What is being asked
Write out each line of the listing as it stands, without the images.

Data extract
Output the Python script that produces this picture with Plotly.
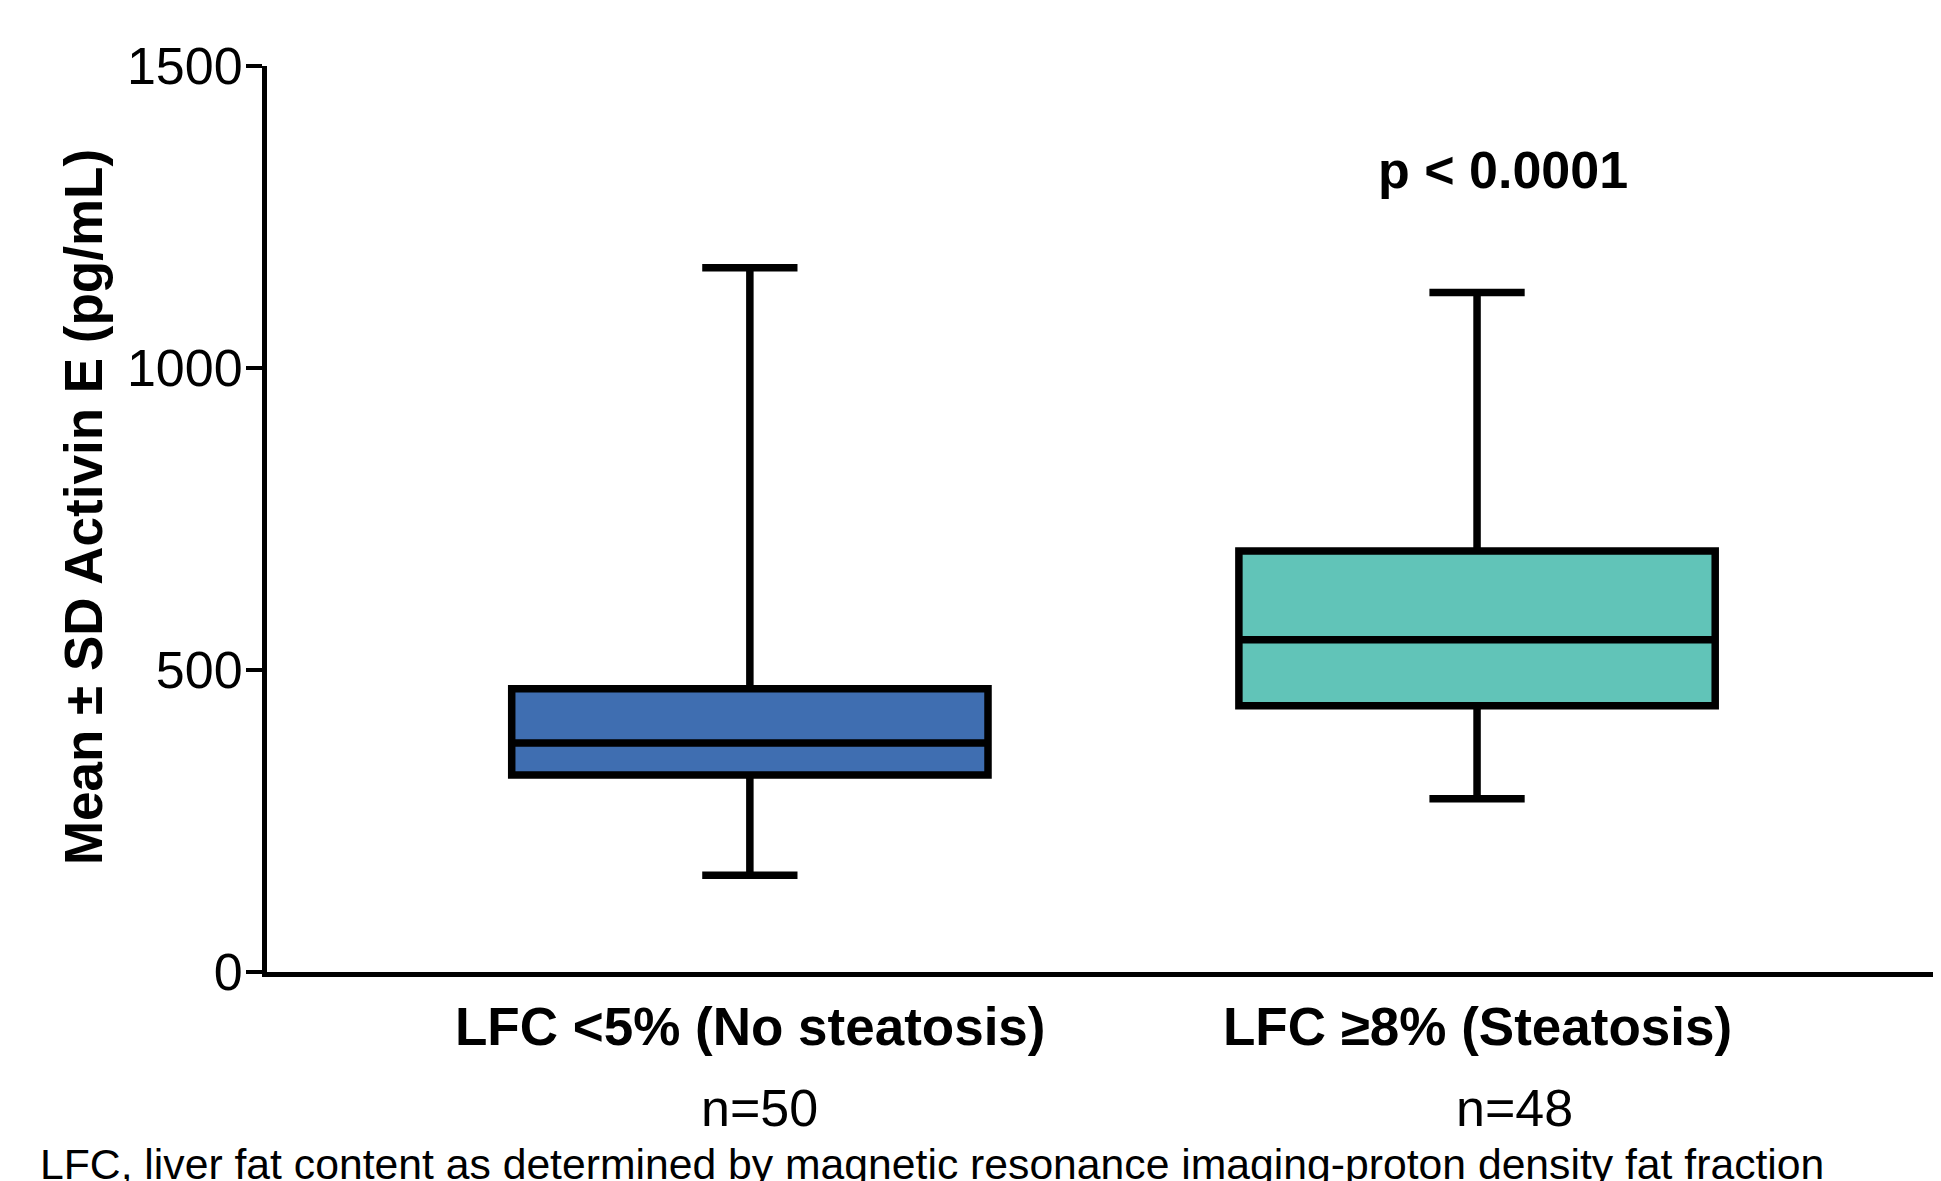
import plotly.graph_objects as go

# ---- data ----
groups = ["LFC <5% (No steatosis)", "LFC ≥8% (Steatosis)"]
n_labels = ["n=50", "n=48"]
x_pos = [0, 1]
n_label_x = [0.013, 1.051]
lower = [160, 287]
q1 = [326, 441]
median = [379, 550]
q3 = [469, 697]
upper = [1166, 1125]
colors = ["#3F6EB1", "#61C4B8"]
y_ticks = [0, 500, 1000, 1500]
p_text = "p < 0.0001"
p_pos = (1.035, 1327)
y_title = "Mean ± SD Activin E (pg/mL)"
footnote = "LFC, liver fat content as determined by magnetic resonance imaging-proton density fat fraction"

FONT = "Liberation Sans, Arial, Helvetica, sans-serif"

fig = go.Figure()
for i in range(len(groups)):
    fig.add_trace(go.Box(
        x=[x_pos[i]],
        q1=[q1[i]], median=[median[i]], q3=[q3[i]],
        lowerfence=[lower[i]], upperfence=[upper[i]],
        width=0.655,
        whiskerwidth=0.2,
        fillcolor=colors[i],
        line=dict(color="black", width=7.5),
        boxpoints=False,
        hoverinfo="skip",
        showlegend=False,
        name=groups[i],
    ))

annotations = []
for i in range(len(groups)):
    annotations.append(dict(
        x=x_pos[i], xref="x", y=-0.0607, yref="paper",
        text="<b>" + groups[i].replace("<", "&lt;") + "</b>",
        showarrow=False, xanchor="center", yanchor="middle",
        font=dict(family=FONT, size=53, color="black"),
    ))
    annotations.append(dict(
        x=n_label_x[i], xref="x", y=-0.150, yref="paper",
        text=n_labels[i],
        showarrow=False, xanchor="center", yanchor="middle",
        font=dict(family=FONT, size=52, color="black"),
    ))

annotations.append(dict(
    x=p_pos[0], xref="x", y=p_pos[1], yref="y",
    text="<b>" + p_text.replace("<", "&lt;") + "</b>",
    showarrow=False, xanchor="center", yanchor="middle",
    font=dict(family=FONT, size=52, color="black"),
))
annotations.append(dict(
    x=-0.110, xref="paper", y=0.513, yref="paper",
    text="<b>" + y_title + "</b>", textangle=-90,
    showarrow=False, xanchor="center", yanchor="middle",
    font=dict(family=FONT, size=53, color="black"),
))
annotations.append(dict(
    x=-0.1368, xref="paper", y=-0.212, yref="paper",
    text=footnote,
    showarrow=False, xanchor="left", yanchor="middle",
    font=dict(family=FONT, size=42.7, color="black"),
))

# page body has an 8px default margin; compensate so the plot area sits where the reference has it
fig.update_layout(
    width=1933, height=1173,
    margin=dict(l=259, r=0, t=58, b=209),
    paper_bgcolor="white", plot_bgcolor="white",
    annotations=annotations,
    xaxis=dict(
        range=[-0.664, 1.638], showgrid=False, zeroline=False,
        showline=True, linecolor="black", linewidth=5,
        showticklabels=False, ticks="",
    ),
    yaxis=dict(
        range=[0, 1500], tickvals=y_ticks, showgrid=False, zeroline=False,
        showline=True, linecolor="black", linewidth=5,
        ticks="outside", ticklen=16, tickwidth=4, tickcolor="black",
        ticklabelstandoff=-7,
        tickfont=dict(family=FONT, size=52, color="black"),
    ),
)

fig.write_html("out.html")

Complete output
Output the Python script that produces this picture with Plotly.
import plotly.graph_objects as go

# ---- data ----
groups = ["LFC <5% (No steatosis)", "LFC ≥8% (Steatosis)"]
n_labels = ["n=50", "n=48"]
x_pos = [0, 1]
n_label_x = [0.013, 1.051]
lower = [160, 287]
q1 = [326, 441]
median = [379, 550]
q3 = [469, 697]
upper = [1166, 1125]
colors = ["#3F6EB1", "#61C4B8"]
y_ticks = [0, 500, 1000, 1500]
p_text = "p < 0.0001"
p_pos = (1.035, 1327)
y_title = "Mean ± SD Activin E (pg/mL)"
footnote = "LFC, liver fat content as determined by magnetic resonance imaging-proton density fat fraction"

FONT = "Liberation Sans, Arial, Helvetica, sans-serif"

fig = go.Figure()
for i in range(len(groups)):
    fig.add_trace(go.Box(
        x=[x_pos[i]],
        q1=[q1[i]], median=[median[i]], q3=[q3[i]],
        lowerfence=[lower[i]], upperfence=[upper[i]],
        width=0.655,
        whiskerwidth=0.2,
        fillcolor=colors[i],
        line=dict(color="black", width=7.5),
        boxpoints=False,
        hoverinfo="skip",
        showlegend=False,
        name=groups[i],
    ))

annotations = []
for i in range(len(groups)):
    annotations.append(dict(
        x=x_pos[i], xref="x", y=-0.0607, yref="paper",
        text="<b>" + groups[i].replace("<", "&lt;") + "</b>",
        showarrow=False, xanchor="center", yanchor="middle",
        font=dict(family=FONT, size=53, color="black"),
    ))
    annotations.append(dict(
        x=n_label_x[i], xref="x", y=-0.150, yref="paper",
        text=n_labels[i],
        showarrow=False, xanchor="center", yanchor="middle",
        font=dict(family=FONT, size=52, color="black"),
    ))

annotations.append(dict(
    x=p_pos[0], xref="x", y=p_pos[1], yref="y",
    text="<b>" + p_text.replace("<", "&lt;") + "</b>",
    showarrow=False, xanchor="center", yanchor="middle",
    font=dict(family=FONT, size=52, color="black"),
))
annotations.append(dict(
    x=-0.110, xref="paper", y=0.513, yref="paper",
    text="<b>" + y_title + "</b>", textangle=-90,
    showarrow=False, xanchor="center", yanchor="middle",
    font=dict(family=FONT, size=53, color="black"),
))
annotations.append(dict(
    x=-0.1368, xref="paper", y=-0.212, yref="paper",
    text=footnote,
    showarrow=False, xanchor="left", yanchor="middle",
    font=dict(family=FONT, size=42.7, color="black"),
))

# page body has an 8px default margin; compensate so the plot area sits where the reference has it
fig.update_layout(
    width=1933, height=1173,
    margin=dict(l=259, r=0, t=58, b=209),
    paper_bgcolor="white", plot_bgcolor="white",
    annotations=annotations,
    xaxis=dict(
        range=[-0.664, 1.638], showgrid=False, zeroline=False,
        showline=True, linecolor="black", linewidth=5,
        showticklabels=False, ticks="",
    ),
    yaxis=dict(
        range=[0, 1500], tickvals=y_ticks, showgrid=False, zeroline=False,
        showline=True, linecolor="black", linewidth=5,
        ticks="outside", ticklen=16, tickwidth=4, tickcolor="black",
        ticklabelstandoff=-7,
        tickfont=dict(family=FONT, size=52, color="black"),
    ),
)

fig.write_html("out.html")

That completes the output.